Travis Rybicki, Martin Masek, and Chiou Peng Lam

Keywords: Maritime Traffic Patterns, Seasonal Context, Trajectory Clustering, Anomaly Detection, Spatiotemporal Data

Abstract. Monitoring maritime traffic has become an important task for ensuring the safety of vessels, as well as the goods, and persons that they may be transporting. An active area of research is the modelling of expected normal vessel behaviour so as to detect subsequent anomalies in new data. Anomalies indicate that a vessel is not behaving in an expected manner and their detection can be flagged for further investigation to identify whether the vessel needs assistance or intervention. An important factor for some vessels in determining normal behaviour is seasonal context. However, current approaches typically do not incorporate seasonality into the model.
In this paper, an approach is presented where seasonal context is incorporated into the behaviour model. Seasonal context is first incorporated into vessel trajectory data by encoding the month of year into a historic dataset.
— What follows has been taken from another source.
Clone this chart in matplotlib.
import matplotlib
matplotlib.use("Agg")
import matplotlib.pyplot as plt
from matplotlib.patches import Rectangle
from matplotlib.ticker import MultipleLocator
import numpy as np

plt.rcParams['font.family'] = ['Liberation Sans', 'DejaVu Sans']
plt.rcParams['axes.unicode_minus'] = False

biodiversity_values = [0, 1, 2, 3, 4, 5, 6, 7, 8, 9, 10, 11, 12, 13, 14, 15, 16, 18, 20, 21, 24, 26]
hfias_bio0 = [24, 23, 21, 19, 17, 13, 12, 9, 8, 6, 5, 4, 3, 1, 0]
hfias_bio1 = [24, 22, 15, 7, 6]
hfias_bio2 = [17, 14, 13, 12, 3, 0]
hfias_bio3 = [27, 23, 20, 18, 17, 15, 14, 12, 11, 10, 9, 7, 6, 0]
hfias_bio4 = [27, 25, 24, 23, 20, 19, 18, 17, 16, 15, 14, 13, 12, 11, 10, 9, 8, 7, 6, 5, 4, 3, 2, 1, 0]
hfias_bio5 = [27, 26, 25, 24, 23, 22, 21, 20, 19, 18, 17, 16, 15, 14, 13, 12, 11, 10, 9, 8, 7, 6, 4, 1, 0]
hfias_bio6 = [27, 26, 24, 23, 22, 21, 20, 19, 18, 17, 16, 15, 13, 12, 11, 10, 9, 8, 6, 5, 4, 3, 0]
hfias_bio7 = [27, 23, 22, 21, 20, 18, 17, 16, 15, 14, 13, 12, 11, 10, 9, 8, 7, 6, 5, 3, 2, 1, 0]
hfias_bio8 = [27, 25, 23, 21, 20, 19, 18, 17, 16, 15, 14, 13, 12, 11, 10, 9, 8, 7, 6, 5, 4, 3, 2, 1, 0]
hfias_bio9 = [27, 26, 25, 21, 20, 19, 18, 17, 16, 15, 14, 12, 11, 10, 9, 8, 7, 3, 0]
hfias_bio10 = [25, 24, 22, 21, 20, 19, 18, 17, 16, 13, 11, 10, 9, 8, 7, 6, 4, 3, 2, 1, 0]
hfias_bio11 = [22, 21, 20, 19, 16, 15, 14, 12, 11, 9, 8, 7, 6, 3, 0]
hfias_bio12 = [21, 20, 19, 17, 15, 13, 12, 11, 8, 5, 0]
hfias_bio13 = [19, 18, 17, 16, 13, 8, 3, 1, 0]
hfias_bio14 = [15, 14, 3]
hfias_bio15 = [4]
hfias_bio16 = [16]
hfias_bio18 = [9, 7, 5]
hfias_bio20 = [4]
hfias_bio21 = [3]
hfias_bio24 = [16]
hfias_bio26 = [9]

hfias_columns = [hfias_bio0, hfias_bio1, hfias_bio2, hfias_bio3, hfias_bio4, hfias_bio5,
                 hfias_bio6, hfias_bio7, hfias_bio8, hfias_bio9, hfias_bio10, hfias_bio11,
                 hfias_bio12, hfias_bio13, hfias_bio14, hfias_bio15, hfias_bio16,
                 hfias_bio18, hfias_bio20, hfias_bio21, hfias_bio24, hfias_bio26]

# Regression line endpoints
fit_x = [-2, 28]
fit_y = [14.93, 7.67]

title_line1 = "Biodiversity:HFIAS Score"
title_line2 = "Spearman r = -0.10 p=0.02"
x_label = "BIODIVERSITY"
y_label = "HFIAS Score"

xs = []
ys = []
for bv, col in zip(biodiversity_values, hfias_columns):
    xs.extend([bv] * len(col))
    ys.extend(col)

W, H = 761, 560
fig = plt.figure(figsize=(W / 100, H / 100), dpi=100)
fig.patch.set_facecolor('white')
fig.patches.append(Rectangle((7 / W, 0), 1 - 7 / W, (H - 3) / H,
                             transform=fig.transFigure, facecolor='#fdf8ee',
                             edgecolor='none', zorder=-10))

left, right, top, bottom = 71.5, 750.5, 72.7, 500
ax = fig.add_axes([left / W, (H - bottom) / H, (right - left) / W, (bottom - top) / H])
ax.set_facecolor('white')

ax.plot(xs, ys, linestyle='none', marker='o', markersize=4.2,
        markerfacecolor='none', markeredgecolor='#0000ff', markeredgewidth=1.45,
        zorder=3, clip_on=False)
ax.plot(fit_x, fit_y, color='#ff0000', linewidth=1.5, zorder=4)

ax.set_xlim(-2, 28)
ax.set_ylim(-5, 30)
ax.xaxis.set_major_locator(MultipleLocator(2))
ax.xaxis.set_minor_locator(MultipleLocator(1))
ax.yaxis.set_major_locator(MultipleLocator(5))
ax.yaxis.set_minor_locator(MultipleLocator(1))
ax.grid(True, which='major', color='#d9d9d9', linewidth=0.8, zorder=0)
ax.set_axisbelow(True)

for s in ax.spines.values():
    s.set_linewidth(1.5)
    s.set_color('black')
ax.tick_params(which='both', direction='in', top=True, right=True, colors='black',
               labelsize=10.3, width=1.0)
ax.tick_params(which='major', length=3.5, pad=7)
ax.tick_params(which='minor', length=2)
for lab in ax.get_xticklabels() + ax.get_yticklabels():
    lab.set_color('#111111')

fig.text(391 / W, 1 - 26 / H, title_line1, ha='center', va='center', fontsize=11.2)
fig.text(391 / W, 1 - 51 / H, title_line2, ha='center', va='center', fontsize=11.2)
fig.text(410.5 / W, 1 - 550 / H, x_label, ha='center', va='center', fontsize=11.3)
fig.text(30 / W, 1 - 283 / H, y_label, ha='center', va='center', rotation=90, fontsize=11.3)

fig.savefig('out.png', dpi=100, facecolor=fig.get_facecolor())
Following this, a model of normal behaviour is generated using a clustering approach, with DBSCAN used in this paper. Details of setting the DBSCAN parameters appropriately for vessel trajectory data are provided and four distance metrics explored. Resulting cluster models are evaluated in the context of using the model to classify previously unseen data as either fitting the model or constituting an anomaly. The experiments focus on using fishing vessels within two identified seasons to build the normal model, which is evaluated with a mixture of in season and out of season fishing and non-fishing vessel behaviour.